Thursday, March 5, 2009

A RAVE!

... as in a rant and a rave. No parties here. It seems to be in the air, this venerable spring cleaning for the soul. I am about at whits end, the end of my rope, it's the last straw, ain't taking it not one more again ...

Are you so well endowed that you can tuck your dick between your legs and touch your asshole? Are you? Nice. Then go fuck yourself.

  • That micromanaging prick at work who isn't my boss and insists on emailing me about how I spend my time, all the while admitting he has NO idea what I do every day, needs to back the fuck up. I mean, aren't you the one saying you don't know what I do? Right. That means, you don't know how I spend my fucking time. And that letter you wrote to the board of directors, naming me? Oh, how I wish I could ball it up and gag the fuck out you with it. What kind of nonsense is this - do you really have nothing else to do? Blog world can fucking tell you I've been blogging MUCH MUCH less than ever before, and it's a function of all the damn time I'm giving this job. So, back the fuck up before the boiling Rican blood within me insists on spilling yours!
  • What's with agreeing to meet for a booty call and then deciding against it and not fucking telling me? I mean, the whole point of a booty call is that there are no strings attached. And when I call you on it, your explanation is that you want more than I'm giving? Are you fucking kidding me with this shit? Nigga, you didn't even have my number programmed into your phone and had NO idea who I was. An hour later, I'm not giving enough? Next time you want more from a man, ask him out - don't offer to help him so he doesn't have to jerk off alone. The latter does NOT convey your desire for some sort of committment. And don't fucking tell me that you really enjoyed my company last time and that you were waiting on me to call YOU. If you're not a go-getter, I'm a get to gettin' ... it's really pretty simple.
  • Dear dude on the train petting the seeing eye dog: You're not supposed to pet seeing eye dogs. They're working. And in case you're wondering why the dog's owner didn't say anything, it's because she didn't fucking SEE you - not because it was ok. Seriously, it's NOT ok. Ever. Never, ever pet a seeing eye dog.
  • Dear dude who texted me "I'm amazing." When I tell you that you became less attractive when you texted me that, don't argue with me. I don't care if you think that was supposed to make you more attractive, *I* get to decide what I find attractive and I'm telling you that's not it. And don't come at me with some flowery 5-text explanation about how God wants us to be positive and about how we determine how other people see us. I've read your stuff, and I'm far better at putting you in your place by putting shit into words. You crossed the confidence line into cocky and it's not cute, no matter what you say. We can talk this thing to death, but you became ugly to me today. Y YA.

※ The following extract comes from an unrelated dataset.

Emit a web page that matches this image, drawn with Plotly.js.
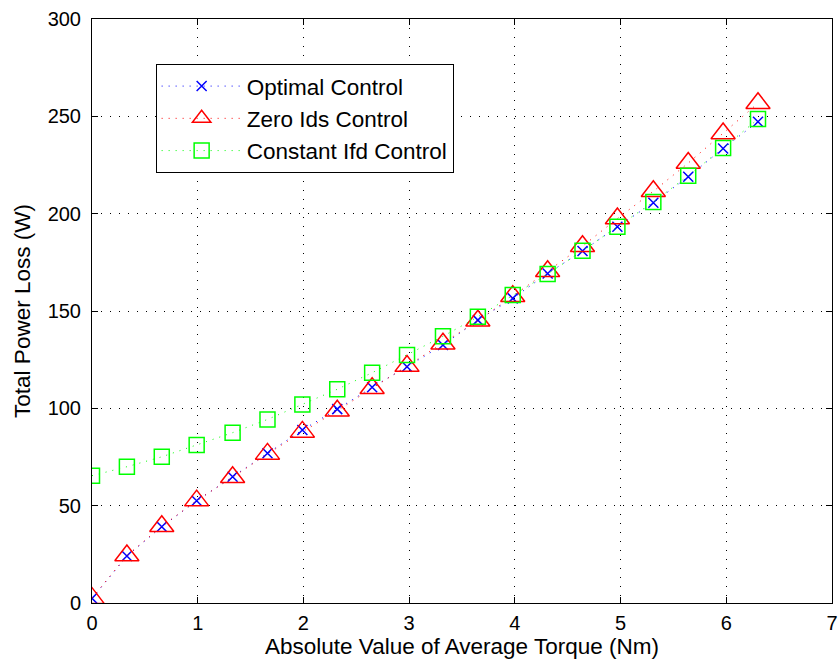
<!DOCTYPE html>
<html>
<head>
<meta charset="utf-8">
<script src="https://cdn.plot.ly/plotly-3.0.1.min.js"></script>
<style>html,body{margin:0;padding:0;background:#fff}#chart{width:840px;height:665px}</style>
</head>
<body>
<div id="chart"></div>
<script>
const torque = [0, 0.33, 0.66, 0.99, 1.33, 1.66, 1.99, 2.32, 2.65, 2.98, 3.32, 3.65, 3.98, 4.31, 4.64, 4.97, 5.31, 5.64, 5.97, 6.30];
const optimalLoss = [2.4, 24.1, 39.2, 52.5, 64.9, 76.9, 88.9, 99.6, 110.8, 121.4, 132.5, 145.3, 156.5, 169.3, 180.8, 193.3, 205.6, 219.0, 233.5, 247.2];
const zeroIdsLoss = [2.5, 24.4, 39.4, 52.6, 64.6, 76.6, 87.9, 98.8, 110.3, 121.7, 133.2, 145.0, 157.6, 170.4, 183.3, 197.5, 211.5, 226.0, 241.2, 256.7];
const constIfdLoss = [65.4, 70.0, 75.1, 81.2, 87.5, 94.3, 102.0, 109.8, 118.3, 127.4, 137.0, 147.0, 158.2, 169.0, 181.0, 193.3, 206.0, 219.5, 233.7, 248.6];
const seriesNames = ["Optimal Control", "Zero Ids Control", "Constant Ifd Control"];
const xTicks = [0, 1, 2, 3, 4, 5, 6, 7];
const yTicks = [0, 50, 100, 150, 200, 250, 300];

const fam = "Liberation Sans, Arial, sans-serif";
const tickFont = {family: fam, size: 20, color: "#000"};
const titleFont = {family: fam, size: 22.5, color: "#000"};

const traces = [
  {x: torque, y: optimalLoss, name: seriesNames[0], type: "scatter", mode: "lines+markers",
   line: {color: "#0000ff", width: 1, dash: "1px,6px"},
   marker: {symbol: "x-thin-open", size: 10, color: "#0000ff", line: {color: "#0000ff", width: 1.5}}},
  {x: torque, y: zeroIdsLoss, name: seriesNames[1], type: "scatter", mode: "lines+markers",
   line: {color: "#ff0000", width: 1, dash: "1px,6px"},
   marker: {symbol: "triangle-up-open", size: 21, color: "#ff0000", line: {color: "#ff0000", width: 1.5}}},
  {x: torque, y: constIfdLoss, name: seriesNames[2], type: "scatter", mode: "lines+markers",
   line: {color: "#00ff00", width: 1, dash: "1px,6px"},
   marker: {symbol: "square-open", size: 15, color: "#00ff00", line: {color: "#00ff00", width: 1.5}}}
];

const axisCommon = {
  showline: true, linecolor: "#000", linewidth: 1, mirror: "ticks",
  ticks: "inside", ticklen: 6, tickcolor: "#000", tickwidth: 1,
  showgrid: true, gridcolor: "#000", gridwidth: 1, griddash: "1px,8px",
  zeroline: false, tickfont: tickFont
};

const layout = {
  width: 840, height: 665,
  margin: {l: 92, r: 8, t: 19, b: 62},
  paper_bgcolor: "#fff", plot_bgcolor: "#fff",
  font: titleFont,
  showlegend: true,
  legend: {x: 0.086, y: 0.923, xanchor: "left", yanchor: "top",
           bordercolor: "#000", borderwidth: 1, bgcolor: "#fff",
           font: titleFont, tracegroupgap: 0, itemsizing: "trace", itemwidth: 80},
  xaxis: Object.assign({}, axisCommon, {
    range: [0, 7], tickvals: xTicks, ticktext: xTicks.map(String),
    ticklabelstandoff: 2,
    title: {text: "Absolute Value of Average Torque (Nm)", font: titleFont, standoff: 5}
  }),
  yaxis: Object.assign({}, axisCommon, {
    range: [0, 300], tickvals: yTicks, ticktext: yTicks.map(String),
    ticklabelstandoff: 6,
    title: {text: "Total Power Loss (W)", font: titleFont, standoff: 10}
  })
};

Plotly.newPlot("chart", traces, layout, {displayModeBar: false, staticPlot: true});
</script>
</body>
</html>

I'm pretty fed up, folks. And as the weather here in Chicago warms, my heart is getting colder. I think I've accepted enough bullshit for 2009. Hereto forward, I'm dishing it out. Come fuck with me - I dare you.

And I ESPECIALLY extend that invitation to the jackhole who is divorcing my lovely, delightful friend. Please - I implore you ... fuck with me.

3 comments:

The Jaded NYer said...

OMG it's contagious!!!!!!!!!!!!!

I promise... tomorrow's post? Lots of craziness just for you!!

PS- also tell dude in your office that I hardly hear from you anymore so you MUST be busy working and shit... he got some nerve...

Anonymous said...

I would love to see you and the jackhole fuckface go toe to toe. My money is on the pissed off Rican any day of the week!

Super Dave Van Buren said...

I'm amazing.

I don't get why you can't pet a seeing eye dog. that's like saying I can't flirt with the receptionist just because she's working.